2. Threads in Node.js

  • Single Threaded: Node.js is single-threaded by default, meaning only one thread is used to handle the execution of JavaScript code.
  • Libuv: The library that provides the event loop and asynchronous I/O. It uses a thread pool (usually 4 threads) internally to handle expensive operations (file system operations, DNS resolution, etc.) but only the main thread is used for executing JS code.
  • Asynchronous Execution: Tasks like I/O operations, timers, and callbacks are handled in the background by the event loop and worker threads, allowing the main thread to remain non-blocking.

3. Worker Threads in Node.js

  • What Are Worker Threads?: Introduced in Node.js v10.5.0, worker threads allow the creation of additional threads for parallel execution of JavaScript code.
  • When to Use: Worker threads are useful for CPU-bound tasks, such as complex computations, which would block the event loop if executed on the main thread.
  • Execution Model: Each worker thread runs in its own isolated context, so no shared memory or state is available between threads. Communication happens via message passing (using the MessagePort API).
  • Thread Management: Worker threads can be managed using the worker_threads module. They can create new threads (new Worker()), pass messages between threads (worker.postMessage()), and listen for messages (worker.on('message')).
  • Example:
const { Worker } = require('worker_threads');
 
const worker = new Worker('./worker-script.js');
worker.postMessage('Hello from main thread!');
 
worker.on('message', (message) => {
  console.log(`Received from worker: ${message}`);
});
  • Performance: Worker threads avoid blocking the main event loop, improving the performance of Node.js applications when handling CPU-bound tasks.

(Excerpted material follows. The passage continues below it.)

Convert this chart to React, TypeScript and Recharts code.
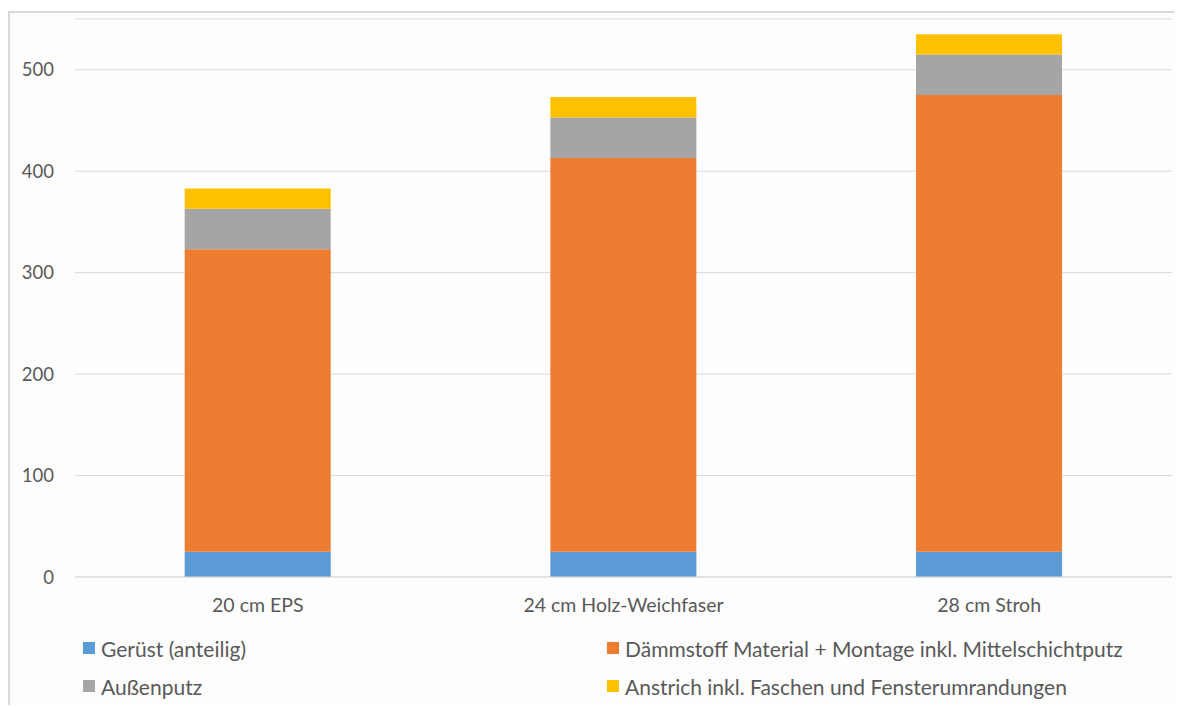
import { BarChart, Bar, XAxis, YAxis, CartesianGrid, Legend } from "recharts";

const categories = ["20 cm EPS", "24 cm Holz-Weichfaser", "28 cm Stroh"];
const geruest = [25, 25, 25];
const daemmstoff = [298, 388, 450];
const aussenputz = [40, 40, 40];
const anstrich = [20, 20, 20];
const yTicks = [0, 100, 200, 300, 400, 500];

const series = [
    { key: "geruest", name: "Gerüst (anteilig)", color: "#5B9BD5" },
    { key: "daemmstoff", name: "Dämmstoff Material + Montage inkl. Mittelschichtputz", color: "#ED7D31" },
    { key: "aussenputz", name: "Außenputz", color: "#A5A5A5" },
    { key: "anstrich", name: "Anstrich inkl. Faschen und Fensterumrandungen", color: "#FFC000" },
];

const data = categories.map((name, i) => ({
    name,
    geruest: geruest[i],
    daemmstoff: daemmstoff[i],
    aussenputz: aussenputz[i],
    anstrich: anstrich[i],
}));

const FONT = "Lato, 'Noto Sans', sans-serif";
const TEXT = "#595959";

const ChartLegend = () => (
    <div
        style={{
            display: "grid",
            gridTemplateColumns: "524px auto",
            gridAutoRows: "38px",
            paddingTop: 11,
            paddingLeft: 73,
            height: 69,
            fontFamily: FONT,
            fontSize: 21,
            color: TEXT,
        }}
    >
        {series.map((s) => (
            <div key={s.key} style={{ display: "flex", alignItems: "center" }}>
                <span style={{ width: 12, height: 12, background: s.color, marginRight: 6, display: "inline-block" }} />
                <span>{s.name}</span>
            </div>
        ))}
    </div>
);

export default function App() {
    return (
        <div style={{ marginTop: 3, borderTop: "2px solid #d9d9d9", borderLeft: "2px solid #d9d9d9", width: 1172, height: 692, background: "#fdfdfd", overflow: "hidden" }}>
            <BarChart
                width={1172}
                height={693}
                data={data}
                margin={{ top: 6, right: 10, left: 10, bottom: 8 }}
                barCategoryGap="30%"
            >
                <CartesianGrid vertical={false} stroke="#d9d9d9" />
                <XAxis
                    dataKey="name"
                    axisLine={{ stroke: "#d9d9d9" }}
                    tickLine={false}
                    tickSize={0}
                    tickMargin={21}
                    height={41}
                    tick={{ fill: TEXT, fontSize: 19.5, fontFamily: FONT }}
                />
                <YAxis
                    domain={[0, 550]}
                    ticks={yTicks}
                    axisLine={false}
                    tickLine={false}
                    tickSize={0}
                    tickMargin={21}
                    width={55}
                    tick={{ fill: TEXT, fontSize: 18.5, fontFamily: FONT }}
                />
                <Legend
                    verticalAlign="bottom"
                    content={() => <ChartLegend />}
                    wrapperStyle={{ left: 0, width: 1172, height: 80 }}
                />
                {series.map((s) => (
                    <Bar key={s.key} dataKey={s.key} name={s.name} stackId="a" fill={s.color} isAnimationActive={false} />
                ))}
            </BarChart>
        </div>
    );
}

4. Child Process in Node.js

  • What is Child Process?: Node.js allows creating new processes that run independently but can communicate with the parent process. The child_process module enables spawning new processes.
  • Types of Child Processes:
    • spawn(): Spawns a new process and allows communication through streams (stdout, stdin, stderr). Suitable for long-running processes.
    • exec() Runs a shell command and buffers the output. Useful for short-lived commands.
    • execFile(): Similar to exec(), but it directly executes a file (without involving the shell), which is more secure.
    • fork(): A specialized version of spawn() to create child Node.js processes specifically. It automatically sets up IPC (Inter-Process Communication) channel for communication.
  • Example (fork):
const { fork } = require('child_process');
 
const child = fork('child-script.js');
child.send('Hello from parent!');
 
child.on('message', (message) => {
  console.log(`Received from child: ${message}`);
});
  • Use Cases: Child processes are useful for:
    • Running shell commands or external programs.
    • Performing CPU-intensive tasks in parallel.
    • Offloading long-running tasks to a separate process.
  • Communication: Child processes communicate with the parent process using message passing.

5. Clustering in Node.js

  • What is Clustering?: Clustering allows Node.js to take advantage of multi-core systems by creating multiple instances (workers) of the Node.js application.
  • Why Clustering?: Since Node.js runs on a single thread by default, clustering helps distribute incoming connections across multiple workers, effectively utilizing multiple CPU cores.
  • Master-Worker Model:
    • Master Process: Manages worker processes and distributes incoming requests among them.
    • Worker Processes: Each worker is a separate Node.js process running on its own thread, handling requests independently.
  • Communication: The master process and workers communicate through IPC (Inter-Process Communication) to share information or pass messages.
  • Cluster Module: Provides APIs for setting up clusters.

Example:

const cluster = require('cluster');
const http = require('http');
const numCPUs = require('os').cpus().length;
 
if (cluster.isMaster) {
  for (let i = 0; i < numCPUs; i++) {
    cluster.fork();
  }
 
  cluster.on('exit', (worker, code, signal) => {
    console.log(`Worker ${worker.process.pid} died`);
    cluster.fork(); // Restart a worker if one dies
  });
} else {
  http.createServer((req, res) => {
    res.writeHead(200);
    res.end('Hello, world!\n');
  }).listen(8000);
}
 
  • Load Balancing: By default, clustering provides a round-robin approach for load balancing, where the master process distributes connections to the workers.
  • Scaling: Clustering is a simple way to scale Node.js applications horizontally to handle a larger number of concurrent users.

6. Comparing Worker Threads, Child Processes, and Clustering

  • Worker Threads:

    • Best for CPU-intensive tasks that require shared data between threads.
    • Runs within the same process but in different threads.
    • Communication via message passing (worker.postMessage).
    • Low overhead compared to creating a new process.
  • Child Processes:

    • Useful for running external programs or long-running tasks outside the main Node.js process.
    • Each child process runs independently with its own memory and event loop.
    • Communication via IPC or standard streams (stdin, stdout).
    • Higher overhead than threads due to separate memory space and OS-level process management.
  • Clustering:

    • Helps scale Node.js horizontally across CPU cores by creating multiple worker processes.
    • Best suited for I/O-bound tasks that can benefit from parallel processing of requests.
    • Each worker is an independent process, so no shared state between workers.
    • Communication via IPC channels.
    • Useful for load balancing and high concurrency scenarios.